I was relieved at his approach though my mother refused to speak to me for the entire day!
The weight of guilt for having done what we did began the next afternoon. By then, I was told that some regional TV channels had flashed our pictures captioning it as if we were some wild women out to have some bohemian fun.
At the counselling centre in Begumpet, the cop was very cordial and was matter-of-fact as he showed us downloaded clips of how accidents take place in the city. Most of them, we had already seen in our Facebook pages. Still, we were put through the grind as our parents maintained a grim silence. Final assault was the simulated clip which showed what happens when a person is drunk and takes to the wheel, which was purely technical in nature.
The third day, our ordeal began at the court premises in Errum Manzil. As we were told to be present there by 8 am, we were standing among a crowd of sheepish boys and a few middle-aged men, who for the moment, forgot their crime and looked at us in a strangely interesting manner. Why not? We were confirming their stereotyped view that we were the ‘fast types’ who got caught for our crime and giving them a comforting feeling!

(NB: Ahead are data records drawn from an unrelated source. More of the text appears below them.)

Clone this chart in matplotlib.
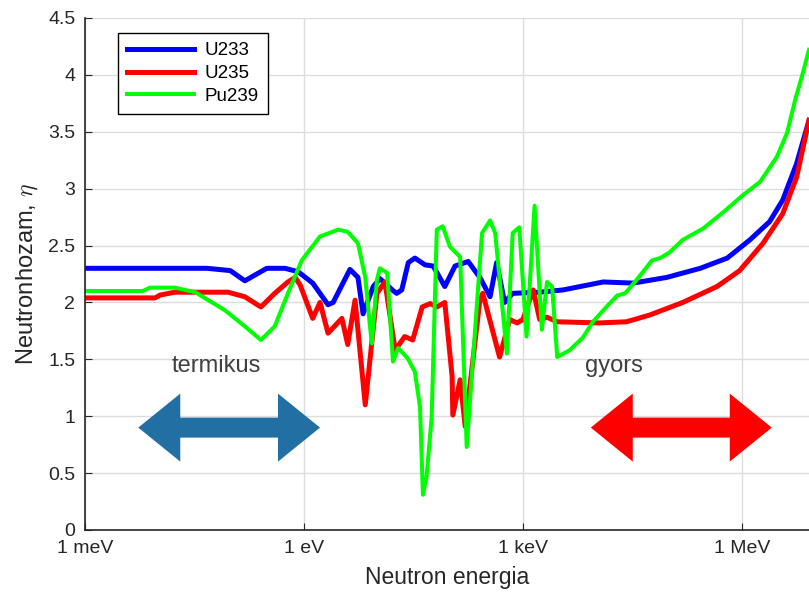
import numpy as np
import matplotlib
matplotlib.use('Agg')
from matplotlib import pyplot as plt
from matplotlib.patches import Polygon

plt.rcParams['font.family'] = ['Liberation Sans', 'DejaVu Sans']
plt.rcParams['mathtext.fontset'] = 'cm'

# log10 of neutron energy (eV) and eta values
u233_logE = [-3.00, -1.33, -1.01, -0.81, -0.51, -0.26, -0.08, 0.12, 0.33, 0.40,
             0.63, 0.74, 0.81, 0.95, 1.04, 1.21, 1.27, 1.34, 1.43, 1.52,
             1.66, 1.77, 1.93, 2.07, 2.25, 2.41, 2.55, 2.64, 2.75, 2.86,
             3.23, 3.55, 4.10, 4.51, 4.97, 5.43, 5.80, 6.11, 6.38, 6.56,
             6.75, 6.92]
u233_eta = [2.30, 2.30, 2.28, 2.19, 2.30, 2.30, 2.27, 2.17, 1.98, 2.00,
            2.29, 2.22, 1.90, 2.14, 2.21, 2.11, 2.08, 2.11, 2.35, 2.39,
            2.33, 2.32, 2.14, 2.32, 2.36, 2.22, 2.05, 2.35, 2.00, 2.08,
            2.09, 2.11, 2.18, 2.17, 2.22, 2.30, 2.39, 2.55, 2.71, 2.90,
            3.22, 3.60]

u235_logE = [-3.00, -2.04, -1.97, -1.77, -1.04, -0.81, -0.59, -0.40, -0.22, -0.12,
             -0.05, 0.12, 0.22, 0.33, 0.52, 0.60, 0.70, 0.84, 1.00, 1.11,
             1.25, 1.38, 1.49, 1.62, 1.73, 1.82, 1.93, 2.03, 2.04, 2.14,
             2.21, 2.41, 2.45, 2.68, 2.82, 2.92, 3.00, 3.14, 3.23, 3.33,
             3.47, 4.05, 4.42, 4.74, 5.19, 5.66, 5.97, 6.29, 6.56, 6.75,
             6.92]
u235_eta = [2.04, 2.04, 2.065, 2.09, 2.09, 2.05, 1.96, 2.08, 2.18, 2.22,
            2.15, 1.86, 2.00, 1.73, 1.86, 1.63, 2.02, 1.10, 2.08, 2.18,
            1.58, 1.70, 1.67, 1.96, 1.99, 1.96, 2.00, 1.35, 1.01, 1.32,
            0.91, 2.02, 2.08, 1.52, 1.85, 1.82, 1.85, 2.11, 1.85, 1.87,
            1.83, 1.82, 1.83, 1.89, 2.00, 2.14, 2.28, 2.52, 2.78, 3.10,
            3.60]

pu239_logE = [-3.00, -2.21, -2.11, -1.77, -1.49, -1.08, -0.81, -0.59, -0.40, -0.22,
              -0.03, 0.22, 0.47, 0.60, 0.74, 0.84, 0.90, 0.93, 1.00, 1.04,
              1.14, 1.22, 1.29, 1.42, 1.52, 1.59, 1.63, 1.68, 1.75, 1.82,
              1.90, 2.00, 2.14, 2.23, 2.44, 2.55, 2.62, 2.78, 2.86, 2.95,
              3.05, 3.16, 3.26, 3.33, 3.40, 3.47, 3.64, 3.82, 3.96, 4.10,
              4.29, 4.40, 4.56, 4.77, 4.88, 5.01, 5.19, 5.47, 5.74, 6.01,
              6.25, 6.48, 6.62, 6.73, 6.82, 6.92]
pu239_eta = [2.10, 2.10, 2.13, 2.13, 2.09, 1.93, 1.79, 1.67, 1.79, 2.08,
             2.37, 2.58, 2.64, 2.62, 2.52, 2.22, 1.82, 1.64, 2.20, 2.30,
             2.26, 1.48, 1.60, 1.51, 1.39, 1.08, 0.31, 0.47, 0.99, 2.64,
             2.67, 2.49, 2.40, 0.73, 2.61, 2.72, 2.61, 1.55, 2.61, 2.66,
             1.70, 2.85, 1.76, 2.18, 2.14, 1.52, 1.58, 1.69, 1.83, 1.93,
             2.06, 2.08, 2.20, 2.37, 2.39, 2.44, 2.55, 2.65, 2.79, 2.94,
             3.06, 3.28, 3.49, 3.78, 3.98, 4.22]

x_ticks = [1e-3, 1, 1e3, 1e6]
x_ticklabels = ['1 meV', '1 eV', '1 keV', '1 MeV']
y_ticks = [0, 0.5, 1, 1.5, 2, 2.5, 3, 3.5, 4, 4.5]
y_ticklabels = ['0', '0.5', '1', '1.5', '2', '2.5', '3', '3.5', '4', '4.5']

# arrows: (log10 E start, log10 E end, eta)
thermal_arrow = (-2.27, 0.22, 0.9)
fast_arrow = (3.93, 6.41, 0.9)

fig = plt.figure(figsize=(8.09, 5.95), dpi=100)
ax = fig.add_axes([85 / 809, 65 / 595, 724 / 809, 512 / 595])

ax.plot(10 ** np.array(u233_logE), u233_eta, color='#0000ff', lw=3.6, label='U233')
ax.plot(10 ** np.array(u235_logE), u235_eta, color='#ff0000', lw=3.6, label='U235')
ax.plot(10 ** np.array(pu239_logE), pu239_eta, color='#00ff00', lw=2.9, label='Pu239')

ax.set_xscale('log')
ax.set_xlim(1e-3, 10 ** 6.92)
ax.set_ylim(0, 4.5)
ax.set_xticks(x_ticks)
ax.set_xticklabels(x_ticklabels)
ax.xaxis.set_minor_locator(matplotlib.ticker.NullLocator())
ax.set_yticks(y_ticks)
ax.set_yticklabels(y_ticklabels)
ax.tick_params(direction='in', labelsize=14, colors='#262626', length=5, pad=7)
ax.grid(True, color='#dcdcdc', lw=1)
ax.set_axisbelow(True)
for s in ['top', 'right']:
    ax.spines[s].set_visible(False)
for s in ['left', 'bottom']:
    ax.spines[s].set_color('#262626')
    ax.spines[s].set_linewidth(1.2)

ax.set_xlabel('Neutron energia', fontsize=16.5, color='#262626', labelpad=7)
ax.set_ylabel(r'Neutronhozam, $\eta$', fontsize=17, color='#262626', labelpad=6)

leg = ax.legend(loc='upper left', bbox_to_anchor=(0.0456, 0.971), borderaxespad=0,
                fontsize=13.5, handlelength=3.55, handletextpad=0.55, fancybox=False,
                framealpha=1, edgecolor='black', labelspacing=0.3, borderpad=0.5)
leg.get_frame().set_linewidth(1.0)

ax.text(10 ** -1.2, 1.44, 'termikus', fontsize=17, color='#404040', ha='center', va='center')
ax.text(10 ** 4.25, 1.44, 'gyors', fontsize=17, color='#404040', ha='center', va='center')


def double_arrow(ax, spec, color):
    x0, x1, y = spec
    p0 = ax.transData.transform((10 ** x0, y))
    p1 = ax.transData.transform((10 ** x1, y))
    hl, hw, sw = 42, 34, 10
    xa, xb, yc = p0[0], p1[0], p0[1]
    verts = [(xa, yc), (xa + hl, yc + hw), (xa + hl, yc + sw), (xb - hl, yc + sw),
             (xb - hl, yc + hw), (xb, yc), (xb - hl, yc - hw), (xb - hl, yc - sw),
             (xa + hl, yc - sw), (xa + hl, yc - hw)]
    verts = ax.transAxes.inverted().transform(verts)
    ax.add_patch(Polygon(verts, closed=True, transform=ax.transAxes,
                         facecolor=color, edgecolor='none', zorder=5))


double_arrow(ax, thermal_arrow, '#216fa3')
double_arrow(ax, fast_arrow, '#ff0000')

plt.savefig('out.png', dpi=100)
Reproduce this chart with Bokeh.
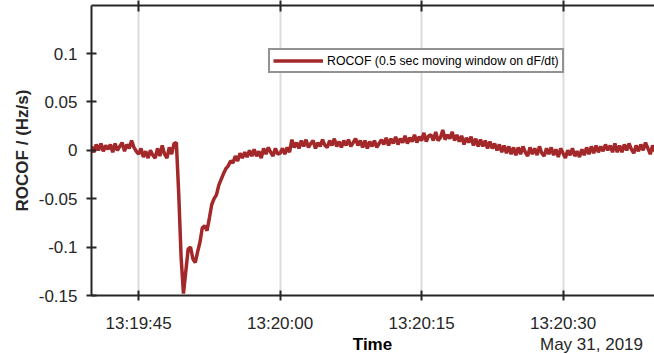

I felt bad that our parents (both our fathers, leaving behind their busy work schedules) were standing around us, protecting us from inquisitive onlookers but they could do nothing to prevent the incessant staring. Thank God, there were no pesky reporters or TV cameras!
Nandita, the strong, steely type was surprisingly feeling anxious and nervous as she said that she could not take the strange feeling that was overcoming her for having been caught and worse, awaiting the magistrate’s order. I was in two minds, whether to cover my face or not, when I saw that there were a few more women, one an auntyish-type who too were awaiting their turn.
The long hours of waiting, the judgemental whispers and sniggers and the overcrowded, stuffy corridors of the court were really too much to bear. The constable who was to present our case before the court was courteous, as he made us get in to the magistrate’s office and stay away from the glares. Still, we were definitely not comfortable.
A good eight hours after we entered the court premises, very much like a darshan of Lord Balaji at Tirupati, all that it took the entire bunch of accused from our police station was merely 30 seconds, as we were marched into the court.
As the attender shouted out at the top of his voice: kya, aap log daru peeke gadi chalaye? (Did you drive after consuming alcohol?), I could see most of us just barely nod. That was it. With a wave of his hand, the magistrate asked us to move out, levying a fine of Rs 2,600 for our offence.
Fifteen minutes later, we were in an auto, rushing towards the police station with the court receipt in our hand, to free Nandita’s car. As I swore to myself that I would never repeat this again, the parting shot came from my partner who had her worry whether the cops would have seized the full bottle of vodka which was lying under her driver’s seat!